Thank you, Steven. I have been hesitant to use that "Balance..."
metric at all, given that I couldn't explain to an end user what those
factors mean or where they come from. It would be interesting to see
how good a job it does with regard to prevalence on a larger number of
species, which is something I may do for my own edification down the
road.
I have a follow-up question, or maybe just something to ponder...
Freeman and Moisen (2008--see reference below) show that selecting a
threshold such that kappa is maximized might be the best approach for
producing a model that is unbiased in terms of prevalence, and in
terms of maximizing kappa. Obviously, we cannot calculate a true
kappa value with Maxent, given that we are not using absence data.

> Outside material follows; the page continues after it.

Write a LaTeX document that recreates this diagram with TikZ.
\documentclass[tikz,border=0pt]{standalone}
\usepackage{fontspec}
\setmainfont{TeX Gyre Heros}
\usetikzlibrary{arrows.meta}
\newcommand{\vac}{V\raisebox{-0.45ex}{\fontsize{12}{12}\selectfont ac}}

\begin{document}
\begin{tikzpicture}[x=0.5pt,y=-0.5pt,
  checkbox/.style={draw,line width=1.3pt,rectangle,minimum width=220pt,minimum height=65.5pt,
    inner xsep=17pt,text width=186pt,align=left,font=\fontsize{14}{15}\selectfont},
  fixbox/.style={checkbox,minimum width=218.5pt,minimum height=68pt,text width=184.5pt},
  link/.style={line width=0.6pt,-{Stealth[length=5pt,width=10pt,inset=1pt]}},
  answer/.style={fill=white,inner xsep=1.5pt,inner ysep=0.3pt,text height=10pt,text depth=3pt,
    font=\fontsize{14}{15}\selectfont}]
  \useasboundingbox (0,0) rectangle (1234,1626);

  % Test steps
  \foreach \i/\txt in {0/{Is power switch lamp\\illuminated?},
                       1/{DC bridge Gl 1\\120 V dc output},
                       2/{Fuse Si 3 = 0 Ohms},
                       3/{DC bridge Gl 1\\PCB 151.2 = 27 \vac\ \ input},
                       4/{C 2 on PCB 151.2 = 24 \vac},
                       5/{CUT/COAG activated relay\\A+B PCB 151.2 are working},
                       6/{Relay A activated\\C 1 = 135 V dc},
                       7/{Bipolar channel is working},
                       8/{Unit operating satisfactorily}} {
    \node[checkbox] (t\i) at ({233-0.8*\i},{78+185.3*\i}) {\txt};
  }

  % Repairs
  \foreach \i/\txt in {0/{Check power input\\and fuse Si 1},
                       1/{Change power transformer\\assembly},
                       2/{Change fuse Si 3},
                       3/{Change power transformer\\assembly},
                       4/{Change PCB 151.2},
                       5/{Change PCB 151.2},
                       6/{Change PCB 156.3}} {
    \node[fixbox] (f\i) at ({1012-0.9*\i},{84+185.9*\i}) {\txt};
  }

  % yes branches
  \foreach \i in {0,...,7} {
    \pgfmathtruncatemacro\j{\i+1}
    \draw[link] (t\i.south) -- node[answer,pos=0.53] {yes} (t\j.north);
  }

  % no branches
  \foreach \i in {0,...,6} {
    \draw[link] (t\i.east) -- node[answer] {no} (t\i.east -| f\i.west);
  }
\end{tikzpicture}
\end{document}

However, another metric that has been suggested for model accuracy
assessment--True Skill Statistic (TSS; Allouche et al. 2006)--can be
calculated using sensitivity and the pseudo-specificity produced by
Maxent. This metric is suggested as being preferable to kappa, since
it's less affected by differences in prevalence. Functionally (unless
I'm mistaken), maximizing TSS selects the same threshold as "Maximum
sensitivity plus specificity," so one might expect that this metric
would have been shown in Freeman & Moisen to be among the least
biased. This is not the case; in fact, it appears that MaxSens+Spec
is among the worst thresholding metrics with regard to minimizing bias
in predicted prevalence and maximizing kappa. Granted, they were
using a different algorithm, and were using true specificity, so that
surely plays a role.
Additionally, Freeman and Moisen show that the only thresholding
metrics that do a good job of producing maps not biased with regard to
prevalence are "Maximize Kappa" and "Set Predicted Prevalence =
Observed Prevalence," neither of which we can really calculate with
Maxent output. For most of my modeling, producing a map that's
unbiased with regard to prevalence is a high priority, given that we
have to balance between uses like clearance surveys (where you want to
be sure you're not missing potential areas of distribution) and
genetics work (where you don't want to waste time and budget trapping
in areas that may not be occupied). We have talked about a multi-
class model that uses specificity and sensitivity cutoffs (0.9, for
example), along with the MaxSens+Spec cutoff, to produce a map with 4
categories that could be interpreted as follows:
(a) Predicted Absent (<10% Estimated Omission)
(b) Predicted Absent (Moderate Probability)
(c) Predicted Present (Moderate Probability)
(d) Predicted Present (<10% Estimated Commission)
This may work for many of our end users, since it would contain the
data for both of the use types mentioned above, as well as
representing sort of a binary presence/absence map, but I want to be
sure that the threshold I use to make the split between (b) and (c) is
producing a map that is as unbiased as possible with regard to
prevalence.
Therefore, I am trying to understand a number of things:
1) Why would maximizing TSS (via MaxSens+Spec threshold) not produce a
less prevalence-biased map?
2) Is there a mathematical reason why using the pseudo-specificity vs.
a true specificity in MaxSens+Spec might lead to a biased prediction?
3) Given what we know about "Maximize Kappa" and "Set Predicted
Prevalence = Observed Prevalence" and their ability to predict good,
unbiased thresholds, is there some other analog we might be able to
derive from Maxent output?
This is probably one of those riddles with no real answer (or, at
least, no simple answer), but I would welcome any thoughts or
suggestions.
Refs:
Allouche, Omri, Tsoar, Asaf & Kadmon, Ronen (2006). Assessing the
accuracy of species distribution models: prevalence, kappa and the
true skill statistic (TSS). Journal of Applied Ecology, 43, 1223-1232.
Freeman, Elizabeth A., Moisen, Gretchen G. (2008). A comparison of the
performance of threshold criteria for binary classification in terms
of predicted prevalence and kappa. Ecological Modelling, 217, 48-58.